▶ [Task]
Beginning with the line that contains "Rebuild this chart", retype the entries below exactly, ending with the line that contains "const yAxisTitle = 'N/mag/Mpc³';". Leave out any pictures.

* * *

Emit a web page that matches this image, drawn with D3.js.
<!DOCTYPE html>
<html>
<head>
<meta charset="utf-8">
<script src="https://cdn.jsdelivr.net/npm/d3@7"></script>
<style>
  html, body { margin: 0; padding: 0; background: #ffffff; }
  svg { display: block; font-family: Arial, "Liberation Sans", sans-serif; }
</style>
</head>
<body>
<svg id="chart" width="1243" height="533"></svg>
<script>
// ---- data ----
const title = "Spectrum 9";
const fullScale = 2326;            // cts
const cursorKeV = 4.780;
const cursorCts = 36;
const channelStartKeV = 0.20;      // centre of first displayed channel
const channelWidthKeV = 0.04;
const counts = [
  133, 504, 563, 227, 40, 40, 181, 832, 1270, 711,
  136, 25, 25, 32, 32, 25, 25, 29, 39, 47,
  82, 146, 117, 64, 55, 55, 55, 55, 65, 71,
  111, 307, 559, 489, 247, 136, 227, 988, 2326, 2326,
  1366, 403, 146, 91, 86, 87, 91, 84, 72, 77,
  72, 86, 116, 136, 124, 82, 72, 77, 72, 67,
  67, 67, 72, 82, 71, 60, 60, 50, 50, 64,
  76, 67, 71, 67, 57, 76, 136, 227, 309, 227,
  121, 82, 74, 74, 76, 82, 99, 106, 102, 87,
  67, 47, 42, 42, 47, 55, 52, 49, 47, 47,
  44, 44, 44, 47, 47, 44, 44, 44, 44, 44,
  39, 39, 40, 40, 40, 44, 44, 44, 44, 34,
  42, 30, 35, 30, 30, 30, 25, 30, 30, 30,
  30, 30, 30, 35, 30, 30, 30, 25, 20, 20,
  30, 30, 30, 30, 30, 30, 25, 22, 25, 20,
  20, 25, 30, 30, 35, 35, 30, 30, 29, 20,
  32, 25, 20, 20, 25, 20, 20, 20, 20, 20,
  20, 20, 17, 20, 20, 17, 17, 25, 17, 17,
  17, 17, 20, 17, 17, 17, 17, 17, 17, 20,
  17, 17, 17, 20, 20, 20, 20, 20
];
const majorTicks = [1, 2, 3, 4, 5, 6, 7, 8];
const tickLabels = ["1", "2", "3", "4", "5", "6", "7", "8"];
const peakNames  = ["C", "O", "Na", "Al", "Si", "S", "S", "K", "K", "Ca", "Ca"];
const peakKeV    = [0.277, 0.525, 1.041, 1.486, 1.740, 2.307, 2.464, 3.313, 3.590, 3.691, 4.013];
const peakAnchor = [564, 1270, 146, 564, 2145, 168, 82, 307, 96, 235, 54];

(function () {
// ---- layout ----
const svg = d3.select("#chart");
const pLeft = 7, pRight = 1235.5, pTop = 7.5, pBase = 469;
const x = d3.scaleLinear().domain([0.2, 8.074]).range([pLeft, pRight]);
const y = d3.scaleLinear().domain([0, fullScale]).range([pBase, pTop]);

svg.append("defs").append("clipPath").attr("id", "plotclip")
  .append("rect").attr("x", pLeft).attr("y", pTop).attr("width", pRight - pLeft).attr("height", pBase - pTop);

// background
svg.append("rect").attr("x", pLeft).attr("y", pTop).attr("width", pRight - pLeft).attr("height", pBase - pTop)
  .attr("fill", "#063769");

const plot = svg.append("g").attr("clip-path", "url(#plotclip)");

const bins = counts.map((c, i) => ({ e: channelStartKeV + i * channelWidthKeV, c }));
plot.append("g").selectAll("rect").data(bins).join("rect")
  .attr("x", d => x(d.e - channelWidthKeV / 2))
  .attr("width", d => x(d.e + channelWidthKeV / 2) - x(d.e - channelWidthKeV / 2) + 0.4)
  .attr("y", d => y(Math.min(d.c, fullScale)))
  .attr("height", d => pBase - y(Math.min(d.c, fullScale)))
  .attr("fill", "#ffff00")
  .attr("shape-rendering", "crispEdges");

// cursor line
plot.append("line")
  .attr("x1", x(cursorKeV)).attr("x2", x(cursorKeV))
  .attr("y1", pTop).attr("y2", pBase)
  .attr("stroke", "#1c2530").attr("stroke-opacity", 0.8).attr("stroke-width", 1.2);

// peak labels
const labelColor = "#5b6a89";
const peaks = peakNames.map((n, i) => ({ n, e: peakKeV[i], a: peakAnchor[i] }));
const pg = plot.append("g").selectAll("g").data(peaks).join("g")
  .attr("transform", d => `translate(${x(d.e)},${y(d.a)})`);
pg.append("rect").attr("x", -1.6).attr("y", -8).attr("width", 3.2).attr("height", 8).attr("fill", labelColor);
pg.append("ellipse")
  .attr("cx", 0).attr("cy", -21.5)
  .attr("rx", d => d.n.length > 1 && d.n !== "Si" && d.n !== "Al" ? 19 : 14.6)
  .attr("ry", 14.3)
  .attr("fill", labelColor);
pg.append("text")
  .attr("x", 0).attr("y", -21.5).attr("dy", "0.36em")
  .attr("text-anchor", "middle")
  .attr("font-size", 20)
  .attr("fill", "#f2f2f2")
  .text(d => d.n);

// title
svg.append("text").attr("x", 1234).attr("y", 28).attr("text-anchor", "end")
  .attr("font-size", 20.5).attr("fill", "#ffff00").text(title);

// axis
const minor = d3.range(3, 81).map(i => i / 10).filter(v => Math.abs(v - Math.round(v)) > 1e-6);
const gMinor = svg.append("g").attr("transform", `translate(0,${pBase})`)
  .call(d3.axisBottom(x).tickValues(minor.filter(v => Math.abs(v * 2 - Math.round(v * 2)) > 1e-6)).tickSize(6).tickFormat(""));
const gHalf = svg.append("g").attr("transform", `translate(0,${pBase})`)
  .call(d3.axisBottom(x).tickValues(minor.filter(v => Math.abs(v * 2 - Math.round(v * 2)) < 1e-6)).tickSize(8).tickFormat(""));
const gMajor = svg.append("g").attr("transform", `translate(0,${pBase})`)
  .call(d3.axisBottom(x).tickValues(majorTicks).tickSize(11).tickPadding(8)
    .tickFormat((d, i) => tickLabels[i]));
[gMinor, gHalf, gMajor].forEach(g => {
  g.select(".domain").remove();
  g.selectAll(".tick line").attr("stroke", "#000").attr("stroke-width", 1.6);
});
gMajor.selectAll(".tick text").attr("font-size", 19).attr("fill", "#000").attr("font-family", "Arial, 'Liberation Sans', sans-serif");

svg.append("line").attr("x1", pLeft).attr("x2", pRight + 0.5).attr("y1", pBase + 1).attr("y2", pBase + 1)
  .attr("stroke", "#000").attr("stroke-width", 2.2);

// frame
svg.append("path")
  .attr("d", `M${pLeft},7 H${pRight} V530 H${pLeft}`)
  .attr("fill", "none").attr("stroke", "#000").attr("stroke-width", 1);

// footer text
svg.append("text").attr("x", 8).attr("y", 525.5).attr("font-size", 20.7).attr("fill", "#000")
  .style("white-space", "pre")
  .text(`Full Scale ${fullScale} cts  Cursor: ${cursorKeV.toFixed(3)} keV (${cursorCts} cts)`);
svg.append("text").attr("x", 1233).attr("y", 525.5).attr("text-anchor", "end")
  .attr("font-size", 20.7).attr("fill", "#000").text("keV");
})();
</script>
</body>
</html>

* * *

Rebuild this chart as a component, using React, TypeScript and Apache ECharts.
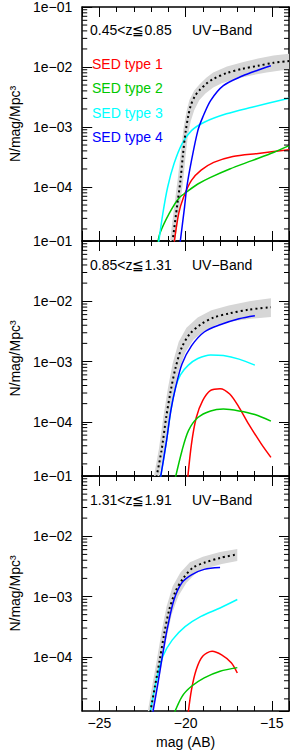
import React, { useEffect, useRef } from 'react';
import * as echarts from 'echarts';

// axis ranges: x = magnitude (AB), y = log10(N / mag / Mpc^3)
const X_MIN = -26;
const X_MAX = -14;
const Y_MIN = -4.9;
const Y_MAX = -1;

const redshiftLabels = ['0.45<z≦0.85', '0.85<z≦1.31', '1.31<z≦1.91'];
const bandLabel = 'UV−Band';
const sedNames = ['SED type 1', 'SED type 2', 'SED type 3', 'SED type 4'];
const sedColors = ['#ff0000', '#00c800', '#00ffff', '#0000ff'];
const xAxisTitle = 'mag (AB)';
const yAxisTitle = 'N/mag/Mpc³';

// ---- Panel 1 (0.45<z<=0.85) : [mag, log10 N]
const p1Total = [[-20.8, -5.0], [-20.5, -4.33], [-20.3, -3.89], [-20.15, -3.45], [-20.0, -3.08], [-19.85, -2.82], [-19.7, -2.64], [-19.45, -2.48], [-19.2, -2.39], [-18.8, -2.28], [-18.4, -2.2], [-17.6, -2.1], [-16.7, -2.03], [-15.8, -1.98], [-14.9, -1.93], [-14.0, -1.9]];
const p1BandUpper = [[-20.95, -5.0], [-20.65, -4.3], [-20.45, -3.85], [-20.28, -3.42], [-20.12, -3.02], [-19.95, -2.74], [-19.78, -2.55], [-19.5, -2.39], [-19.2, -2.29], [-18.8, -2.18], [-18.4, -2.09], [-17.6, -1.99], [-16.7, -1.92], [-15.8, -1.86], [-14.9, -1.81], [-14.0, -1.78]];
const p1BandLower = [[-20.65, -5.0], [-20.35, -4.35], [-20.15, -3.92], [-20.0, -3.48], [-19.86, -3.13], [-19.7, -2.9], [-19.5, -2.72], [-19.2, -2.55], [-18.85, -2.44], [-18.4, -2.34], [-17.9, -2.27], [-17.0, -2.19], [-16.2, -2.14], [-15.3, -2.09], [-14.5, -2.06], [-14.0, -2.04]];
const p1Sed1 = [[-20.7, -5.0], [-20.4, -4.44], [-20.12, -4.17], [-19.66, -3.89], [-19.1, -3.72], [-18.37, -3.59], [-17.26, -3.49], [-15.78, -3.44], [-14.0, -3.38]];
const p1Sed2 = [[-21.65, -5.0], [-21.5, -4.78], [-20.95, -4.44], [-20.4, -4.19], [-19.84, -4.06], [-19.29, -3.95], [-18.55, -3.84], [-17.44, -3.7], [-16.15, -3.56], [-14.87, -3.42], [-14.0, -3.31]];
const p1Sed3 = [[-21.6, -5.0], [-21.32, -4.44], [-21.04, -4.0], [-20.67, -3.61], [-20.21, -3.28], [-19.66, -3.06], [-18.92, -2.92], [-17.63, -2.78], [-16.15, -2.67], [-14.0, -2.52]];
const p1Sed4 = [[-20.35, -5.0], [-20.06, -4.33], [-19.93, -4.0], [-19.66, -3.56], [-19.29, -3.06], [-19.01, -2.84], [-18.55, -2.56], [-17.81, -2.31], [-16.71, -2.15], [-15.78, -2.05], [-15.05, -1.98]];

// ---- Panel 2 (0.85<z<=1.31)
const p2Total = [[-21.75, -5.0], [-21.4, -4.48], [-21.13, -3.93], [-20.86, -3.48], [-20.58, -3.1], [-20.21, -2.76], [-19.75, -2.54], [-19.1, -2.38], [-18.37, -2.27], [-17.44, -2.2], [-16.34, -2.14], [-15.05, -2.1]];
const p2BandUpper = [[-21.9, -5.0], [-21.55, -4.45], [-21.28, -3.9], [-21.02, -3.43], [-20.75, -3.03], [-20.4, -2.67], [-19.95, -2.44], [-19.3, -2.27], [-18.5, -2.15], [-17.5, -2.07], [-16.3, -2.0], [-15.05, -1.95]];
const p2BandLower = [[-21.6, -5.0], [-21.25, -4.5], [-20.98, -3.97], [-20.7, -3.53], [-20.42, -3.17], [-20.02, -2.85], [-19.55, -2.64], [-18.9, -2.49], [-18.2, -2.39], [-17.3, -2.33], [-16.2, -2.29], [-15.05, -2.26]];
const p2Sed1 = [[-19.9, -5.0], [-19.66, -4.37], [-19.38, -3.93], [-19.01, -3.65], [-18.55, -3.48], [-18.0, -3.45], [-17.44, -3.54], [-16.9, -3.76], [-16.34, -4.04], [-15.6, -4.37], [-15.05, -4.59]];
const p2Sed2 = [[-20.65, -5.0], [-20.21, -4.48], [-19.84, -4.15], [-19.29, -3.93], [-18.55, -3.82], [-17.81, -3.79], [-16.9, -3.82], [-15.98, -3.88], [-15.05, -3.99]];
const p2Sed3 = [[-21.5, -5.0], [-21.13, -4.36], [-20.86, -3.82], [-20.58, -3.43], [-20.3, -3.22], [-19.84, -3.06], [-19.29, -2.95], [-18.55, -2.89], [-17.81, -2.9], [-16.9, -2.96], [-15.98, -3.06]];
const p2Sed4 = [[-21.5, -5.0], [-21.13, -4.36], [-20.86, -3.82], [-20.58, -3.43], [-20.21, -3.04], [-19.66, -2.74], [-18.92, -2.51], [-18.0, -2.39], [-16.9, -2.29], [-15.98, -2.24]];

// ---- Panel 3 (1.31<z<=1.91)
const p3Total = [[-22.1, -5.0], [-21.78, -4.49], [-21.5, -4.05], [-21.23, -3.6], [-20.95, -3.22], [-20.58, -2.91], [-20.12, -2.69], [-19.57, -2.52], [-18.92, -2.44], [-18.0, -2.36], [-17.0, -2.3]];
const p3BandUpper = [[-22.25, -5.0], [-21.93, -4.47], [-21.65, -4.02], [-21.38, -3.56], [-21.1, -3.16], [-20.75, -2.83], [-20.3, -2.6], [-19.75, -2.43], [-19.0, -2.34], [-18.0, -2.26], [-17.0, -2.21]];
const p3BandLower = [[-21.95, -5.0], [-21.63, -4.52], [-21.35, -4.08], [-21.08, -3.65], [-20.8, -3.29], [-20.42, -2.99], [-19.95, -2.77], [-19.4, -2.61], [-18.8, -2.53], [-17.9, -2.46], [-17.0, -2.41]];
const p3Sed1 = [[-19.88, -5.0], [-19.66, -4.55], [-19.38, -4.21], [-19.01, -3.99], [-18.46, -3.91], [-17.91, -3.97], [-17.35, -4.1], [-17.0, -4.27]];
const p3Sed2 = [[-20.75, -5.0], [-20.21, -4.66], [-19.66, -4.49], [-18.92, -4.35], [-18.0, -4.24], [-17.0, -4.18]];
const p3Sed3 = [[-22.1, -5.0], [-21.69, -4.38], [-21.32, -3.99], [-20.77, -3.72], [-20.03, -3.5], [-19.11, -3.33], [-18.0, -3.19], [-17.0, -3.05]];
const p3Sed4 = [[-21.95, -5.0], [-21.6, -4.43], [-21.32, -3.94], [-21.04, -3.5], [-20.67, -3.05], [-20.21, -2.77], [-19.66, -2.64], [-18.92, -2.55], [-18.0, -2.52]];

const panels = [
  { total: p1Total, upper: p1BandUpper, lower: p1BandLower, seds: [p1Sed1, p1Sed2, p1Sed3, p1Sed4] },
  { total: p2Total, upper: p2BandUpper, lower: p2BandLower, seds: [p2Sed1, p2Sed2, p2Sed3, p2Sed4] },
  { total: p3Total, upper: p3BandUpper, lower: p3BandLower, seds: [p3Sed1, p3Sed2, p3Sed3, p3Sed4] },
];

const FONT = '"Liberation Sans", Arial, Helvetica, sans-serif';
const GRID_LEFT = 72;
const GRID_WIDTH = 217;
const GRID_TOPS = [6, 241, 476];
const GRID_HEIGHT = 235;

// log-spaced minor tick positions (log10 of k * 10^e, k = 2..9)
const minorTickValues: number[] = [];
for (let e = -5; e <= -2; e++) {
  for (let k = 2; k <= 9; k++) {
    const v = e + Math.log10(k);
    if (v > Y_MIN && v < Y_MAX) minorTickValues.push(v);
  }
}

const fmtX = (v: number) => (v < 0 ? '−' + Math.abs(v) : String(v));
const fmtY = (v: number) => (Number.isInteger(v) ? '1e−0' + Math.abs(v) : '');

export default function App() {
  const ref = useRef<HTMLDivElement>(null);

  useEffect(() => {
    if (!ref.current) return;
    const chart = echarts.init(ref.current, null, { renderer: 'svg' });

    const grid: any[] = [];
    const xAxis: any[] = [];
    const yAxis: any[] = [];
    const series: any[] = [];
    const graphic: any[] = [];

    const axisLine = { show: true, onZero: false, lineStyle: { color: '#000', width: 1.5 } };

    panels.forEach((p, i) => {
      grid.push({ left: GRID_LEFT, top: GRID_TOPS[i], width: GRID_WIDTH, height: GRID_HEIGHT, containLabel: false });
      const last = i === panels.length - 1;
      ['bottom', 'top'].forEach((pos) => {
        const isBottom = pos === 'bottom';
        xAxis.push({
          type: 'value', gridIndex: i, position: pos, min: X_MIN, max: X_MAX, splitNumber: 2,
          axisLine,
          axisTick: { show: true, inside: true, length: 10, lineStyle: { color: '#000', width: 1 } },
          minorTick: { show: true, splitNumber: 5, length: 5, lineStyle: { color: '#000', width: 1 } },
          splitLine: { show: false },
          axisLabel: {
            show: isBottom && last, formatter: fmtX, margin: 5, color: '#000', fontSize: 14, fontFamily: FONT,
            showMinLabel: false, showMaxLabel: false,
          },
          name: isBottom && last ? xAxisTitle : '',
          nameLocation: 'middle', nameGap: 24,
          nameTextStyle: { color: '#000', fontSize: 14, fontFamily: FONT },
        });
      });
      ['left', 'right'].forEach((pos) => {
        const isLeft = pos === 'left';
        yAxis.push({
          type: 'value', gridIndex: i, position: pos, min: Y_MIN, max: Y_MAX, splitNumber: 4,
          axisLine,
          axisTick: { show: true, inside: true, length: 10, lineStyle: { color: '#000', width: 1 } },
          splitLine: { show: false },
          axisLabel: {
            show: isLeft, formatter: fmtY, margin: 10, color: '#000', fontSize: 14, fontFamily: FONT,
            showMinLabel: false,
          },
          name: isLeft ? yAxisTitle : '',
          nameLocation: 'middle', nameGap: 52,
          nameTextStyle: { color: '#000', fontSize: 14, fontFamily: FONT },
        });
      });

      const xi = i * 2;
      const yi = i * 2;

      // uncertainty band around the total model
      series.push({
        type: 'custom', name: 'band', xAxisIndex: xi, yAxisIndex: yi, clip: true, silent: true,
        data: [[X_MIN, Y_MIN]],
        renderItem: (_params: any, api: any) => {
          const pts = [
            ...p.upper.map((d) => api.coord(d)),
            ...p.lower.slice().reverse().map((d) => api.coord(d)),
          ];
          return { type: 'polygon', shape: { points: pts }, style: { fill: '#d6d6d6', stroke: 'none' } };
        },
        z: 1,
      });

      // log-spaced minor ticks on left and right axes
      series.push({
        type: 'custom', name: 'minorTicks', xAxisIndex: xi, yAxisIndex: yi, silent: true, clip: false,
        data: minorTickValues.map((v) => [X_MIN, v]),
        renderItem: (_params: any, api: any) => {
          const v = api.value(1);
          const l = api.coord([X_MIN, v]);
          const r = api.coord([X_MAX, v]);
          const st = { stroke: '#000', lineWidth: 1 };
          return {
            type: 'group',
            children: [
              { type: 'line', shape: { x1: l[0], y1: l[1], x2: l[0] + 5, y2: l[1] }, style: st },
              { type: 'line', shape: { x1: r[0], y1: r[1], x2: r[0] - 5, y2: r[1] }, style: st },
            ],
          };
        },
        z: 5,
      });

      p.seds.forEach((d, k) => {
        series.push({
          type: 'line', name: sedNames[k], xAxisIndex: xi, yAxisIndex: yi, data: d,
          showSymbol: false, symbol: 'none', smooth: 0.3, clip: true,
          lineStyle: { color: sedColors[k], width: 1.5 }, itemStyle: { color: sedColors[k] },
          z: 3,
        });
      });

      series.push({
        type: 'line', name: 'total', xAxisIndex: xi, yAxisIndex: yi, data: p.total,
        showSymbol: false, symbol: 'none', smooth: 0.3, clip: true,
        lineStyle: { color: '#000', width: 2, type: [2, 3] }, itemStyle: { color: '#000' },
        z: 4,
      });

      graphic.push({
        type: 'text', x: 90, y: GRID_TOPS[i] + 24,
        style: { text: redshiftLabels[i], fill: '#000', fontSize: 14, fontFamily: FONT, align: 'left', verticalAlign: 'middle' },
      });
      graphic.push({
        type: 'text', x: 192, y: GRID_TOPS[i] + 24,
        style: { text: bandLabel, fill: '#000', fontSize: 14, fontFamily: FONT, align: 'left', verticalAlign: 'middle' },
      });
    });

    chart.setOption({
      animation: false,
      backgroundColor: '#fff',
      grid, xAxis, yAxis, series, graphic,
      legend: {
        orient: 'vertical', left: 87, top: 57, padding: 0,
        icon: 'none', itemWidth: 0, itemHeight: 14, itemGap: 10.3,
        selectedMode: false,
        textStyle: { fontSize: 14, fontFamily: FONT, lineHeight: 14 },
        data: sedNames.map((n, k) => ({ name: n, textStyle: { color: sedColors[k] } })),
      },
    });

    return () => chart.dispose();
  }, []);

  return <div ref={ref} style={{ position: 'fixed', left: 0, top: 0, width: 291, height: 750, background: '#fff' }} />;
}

* * *

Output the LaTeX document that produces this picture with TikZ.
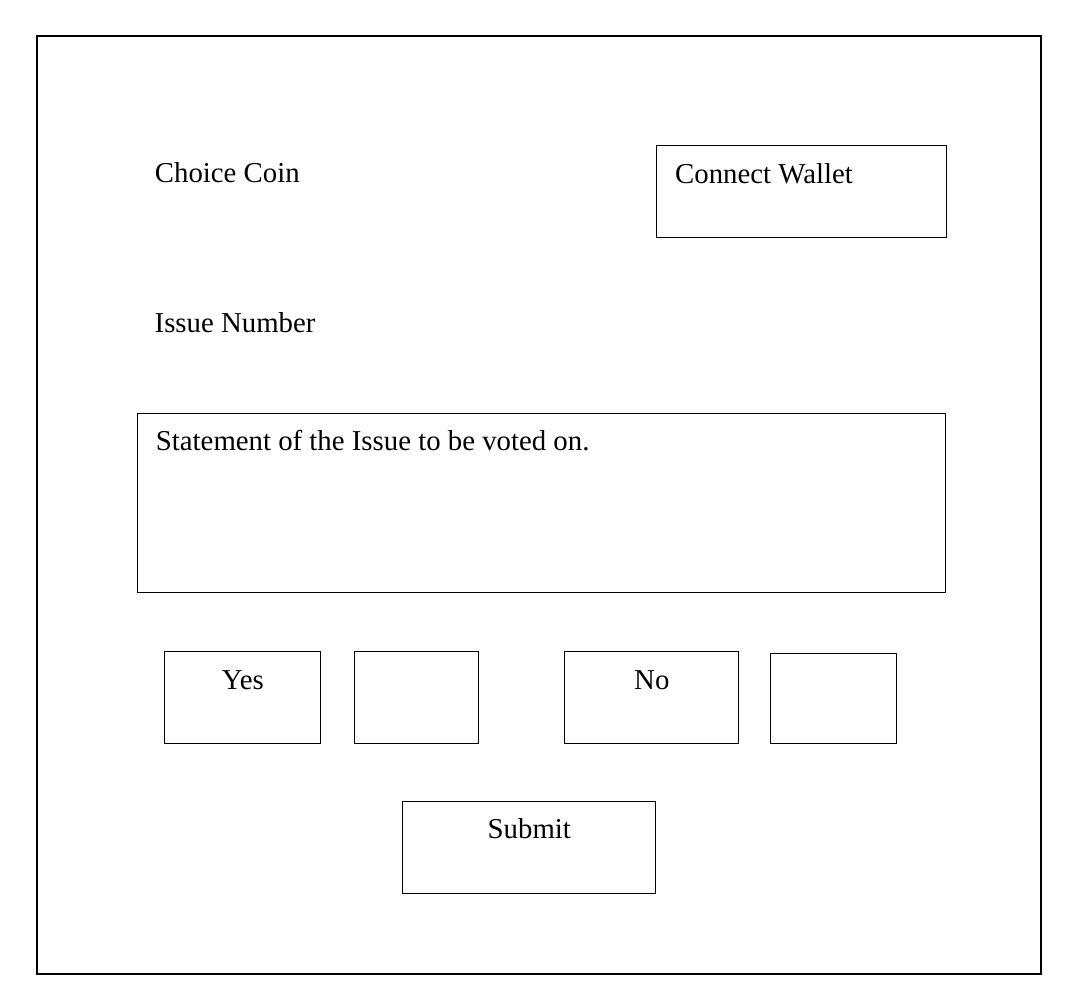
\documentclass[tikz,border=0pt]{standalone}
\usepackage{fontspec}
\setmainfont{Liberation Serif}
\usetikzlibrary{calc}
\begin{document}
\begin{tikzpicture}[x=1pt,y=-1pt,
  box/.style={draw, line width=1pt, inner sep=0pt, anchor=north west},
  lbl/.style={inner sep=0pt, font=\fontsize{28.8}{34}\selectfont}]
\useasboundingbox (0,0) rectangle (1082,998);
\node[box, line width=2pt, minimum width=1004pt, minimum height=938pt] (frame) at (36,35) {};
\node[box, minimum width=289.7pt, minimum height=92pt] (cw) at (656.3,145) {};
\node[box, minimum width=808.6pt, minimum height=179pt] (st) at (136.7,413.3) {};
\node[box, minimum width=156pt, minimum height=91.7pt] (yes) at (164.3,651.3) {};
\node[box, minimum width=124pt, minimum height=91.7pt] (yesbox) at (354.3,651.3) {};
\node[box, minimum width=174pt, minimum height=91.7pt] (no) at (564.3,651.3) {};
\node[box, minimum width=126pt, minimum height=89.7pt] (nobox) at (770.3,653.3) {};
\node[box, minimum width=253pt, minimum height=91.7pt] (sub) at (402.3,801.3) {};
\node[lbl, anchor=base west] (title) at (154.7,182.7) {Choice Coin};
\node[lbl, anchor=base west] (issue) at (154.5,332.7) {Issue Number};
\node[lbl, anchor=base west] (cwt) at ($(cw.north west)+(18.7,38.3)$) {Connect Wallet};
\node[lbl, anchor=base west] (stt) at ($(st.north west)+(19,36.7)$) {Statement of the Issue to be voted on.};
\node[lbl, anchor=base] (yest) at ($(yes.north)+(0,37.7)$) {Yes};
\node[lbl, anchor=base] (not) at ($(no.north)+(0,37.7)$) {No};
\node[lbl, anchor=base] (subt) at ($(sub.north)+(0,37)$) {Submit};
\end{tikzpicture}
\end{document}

* * *

▶ [Reply to the task]
Rebuild this chart as a component, using React, TypeScript and Apache ECharts.
import React, { useEffect, useRef } from 'react';
import * as echarts from 'echarts';

// axis ranges: x = magnitude (AB), y = log10(N / mag / Mpc^3)
const X_MIN = -26;
const X_MAX = -14;
const Y_MIN = -4.9;
const Y_MAX = -1;

const redshiftLabels = ['0.45<z≦0.85', '0.85<z≦1.31', '1.31<z≦1.91'];
const bandLabel = 'UV−Band';
const sedNames = ['SED type 1', 'SED type 2', 'SED type 3', 'SED type 4'];
const sedColors = ['#ff0000', '#00c800', '#00ffff', '#0000ff'];
const xAxisTitle = 'mag (AB)';
const yAxisTitle = 'N/mag/Mpc³';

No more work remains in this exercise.